Aim of the exercise: Skip every picture and transcribe the remaining material exactly.

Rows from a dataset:

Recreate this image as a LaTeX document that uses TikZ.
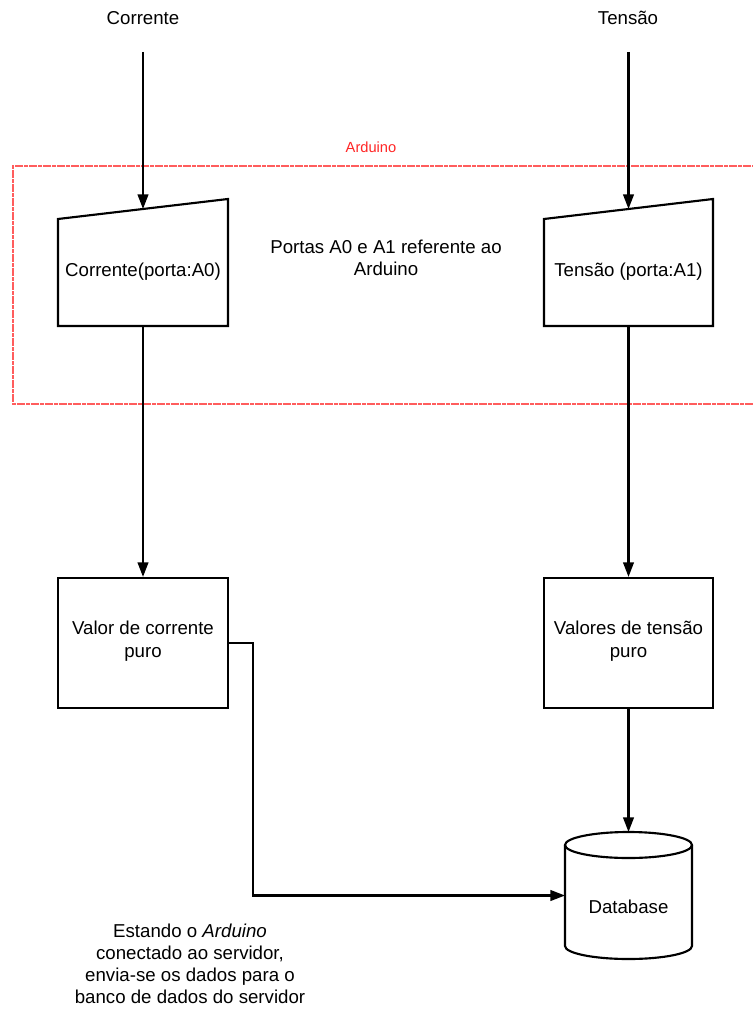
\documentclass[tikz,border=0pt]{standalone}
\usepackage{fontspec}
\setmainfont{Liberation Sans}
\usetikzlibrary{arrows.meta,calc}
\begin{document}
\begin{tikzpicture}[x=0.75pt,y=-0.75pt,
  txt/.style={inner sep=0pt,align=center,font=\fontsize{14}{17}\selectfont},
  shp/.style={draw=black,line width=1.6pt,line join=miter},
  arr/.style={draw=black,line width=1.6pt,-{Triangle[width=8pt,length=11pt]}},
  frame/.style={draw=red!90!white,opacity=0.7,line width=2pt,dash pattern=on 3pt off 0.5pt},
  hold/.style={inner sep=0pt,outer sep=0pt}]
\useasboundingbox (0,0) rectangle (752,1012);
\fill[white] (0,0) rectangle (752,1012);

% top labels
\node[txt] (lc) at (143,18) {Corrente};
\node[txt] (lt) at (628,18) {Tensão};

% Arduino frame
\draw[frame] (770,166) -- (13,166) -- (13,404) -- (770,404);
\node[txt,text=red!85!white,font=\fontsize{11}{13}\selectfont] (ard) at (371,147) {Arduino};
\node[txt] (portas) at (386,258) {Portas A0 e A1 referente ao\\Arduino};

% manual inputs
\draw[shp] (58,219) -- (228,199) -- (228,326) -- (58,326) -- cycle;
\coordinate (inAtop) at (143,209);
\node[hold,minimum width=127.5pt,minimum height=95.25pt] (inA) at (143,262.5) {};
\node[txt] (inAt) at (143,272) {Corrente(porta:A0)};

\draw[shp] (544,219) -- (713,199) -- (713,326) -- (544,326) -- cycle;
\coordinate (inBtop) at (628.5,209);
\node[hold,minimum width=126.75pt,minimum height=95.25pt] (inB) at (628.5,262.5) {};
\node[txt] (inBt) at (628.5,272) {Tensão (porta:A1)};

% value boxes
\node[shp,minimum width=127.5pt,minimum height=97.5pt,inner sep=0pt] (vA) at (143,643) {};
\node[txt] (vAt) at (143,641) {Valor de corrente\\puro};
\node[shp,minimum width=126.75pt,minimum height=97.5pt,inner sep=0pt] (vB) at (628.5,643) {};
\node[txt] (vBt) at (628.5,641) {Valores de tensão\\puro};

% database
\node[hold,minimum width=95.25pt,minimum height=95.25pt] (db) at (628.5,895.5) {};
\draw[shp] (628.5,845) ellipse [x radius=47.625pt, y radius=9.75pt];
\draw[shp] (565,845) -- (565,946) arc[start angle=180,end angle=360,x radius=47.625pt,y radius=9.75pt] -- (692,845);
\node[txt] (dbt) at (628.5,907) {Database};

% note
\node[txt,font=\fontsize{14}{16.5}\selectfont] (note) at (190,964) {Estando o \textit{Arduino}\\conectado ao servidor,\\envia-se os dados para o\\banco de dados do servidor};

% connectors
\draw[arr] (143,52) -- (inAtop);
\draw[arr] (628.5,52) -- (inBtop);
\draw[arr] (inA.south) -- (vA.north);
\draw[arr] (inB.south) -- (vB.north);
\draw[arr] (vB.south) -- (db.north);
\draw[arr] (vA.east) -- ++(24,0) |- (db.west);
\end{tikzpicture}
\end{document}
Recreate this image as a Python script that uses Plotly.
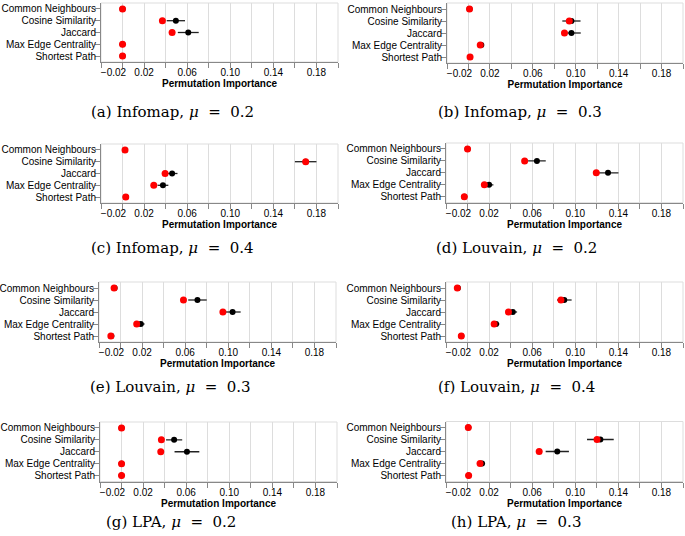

Expected answer:
Recreate this image as a LaTeX document that uses TikZ.
\documentclass[tikz,border=0pt]{standalone}
\usepackage{fontspec}
\setmainfont{Liberation Sans}
\usetikzlibrary{arrows.meta,calc}
\begin{document}
\begin{tikzpicture}[x=0.75pt,y=-0.75pt,
  txt/.style={inner sep=0pt,align=center,font=\fontsize{14}{17}\selectfont},
  shp/.style={draw=black,line width=1.6pt,line join=miter},
  arr/.style={draw=black,line width=1.6pt,-{Triangle[width=8pt,length=11pt]}},
  frame/.style={draw=red!90!white,opacity=0.7,line width=2pt,dash pattern=on 3pt off 0.5pt},
  hold/.style={inner sep=0pt,outer sep=0pt}]
\useasboundingbox (0,0) rectangle (752,1012);
\fill[white] (0,0) rectangle (752,1012);

% top labels
\node[txt] (lc) at (143,18) {Corrente};
\node[txt] (lt) at (628,18) {Tensão};

% Arduino frame
\draw[frame] (770,166) -- (13,166) -- (13,404) -- (770,404);
\node[txt,text=red!85!white,font=\fontsize{11}{13}\selectfont] (ard) at (371,147) {Arduino};
\node[txt] (portas) at (386,258) {Portas A0 e A1 referente ao\\Arduino};

% manual inputs
\draw[shp] (58,219) -- (228,199) -- (228,326) -- (58,326) -- cycle;
\coordinate (inAtop) at (143,209);
\node[hold,minimum width=127.5pt,minimum height=95.25pt] (inA) at (143,262.5) {};
\node[txt] (inAt) at (143,272) {Corrente(porta:A0)};

\draw[shp] (544,219) -- (713,199) -- (713,326) -- (544,326) -- cycle;
\coordinate (inBtop) at (628.5,209);
\node[hold,minimum width=126.75pt,minimum height=95.25pt] (inB) at (628.5,262.5) {};
\node[txt] (inBt) at (628.5,272) {Tensão (porta:A1)};

% value boxes
\node[shp,minimum width=127.5pt,minimum height=97.5pt,inner sep=0pt] (vA) at (143,643) {};
\node[txt] (vAt) at (143,641) {Valor de corrente\\puro};
\node[shp,minimum width=126.75pt,minimum height=97.5pt,inner sep=0pt] (vB) at (628.5,643) {};
\node[txt] (vBt) at (628.5,641) {Valores de tensão\\puro};

% database
\node[hold,minimum width=95.25pt,minimum height=95.25pt] (db) at (628.5,895.5) {};
\draw[shp] (628.5,845) ellipse [x radius=47.625pt, y radius=9.75pt];
\draw[shp] (565,845) -- (565,946) arc[start angle=180,end angle=360,x radius=47.625pt,y radius=9.75pt] -- (692,845);
\node[txt] (dbt) at (628.5,907) {Database};

% note
\node[txt,font=\fontsize{14}{16.5}\selectfont] (note) at (190,964) {Estando o \textit{Arduino}\\conectado ao servidor,\\envia-se os dados para o\\banco de dados do servidor};

% connectors
\draw[arr] (143,52) -- (inAtop);
\draw[arr] (628.5,52) -- (inBtop);
\draw[arr] (inA.south) -- (vA.north);
\draw[arr] (inB.south) -- (vB.north);
\draw[arr] (vB.south) -- (db.north);
\draw[arr] (vA.east) -- ++(24,0) |- (db.west);
\end{tikzpicture}
\end{document}
Recreate this image as a Python script that uses Plotly.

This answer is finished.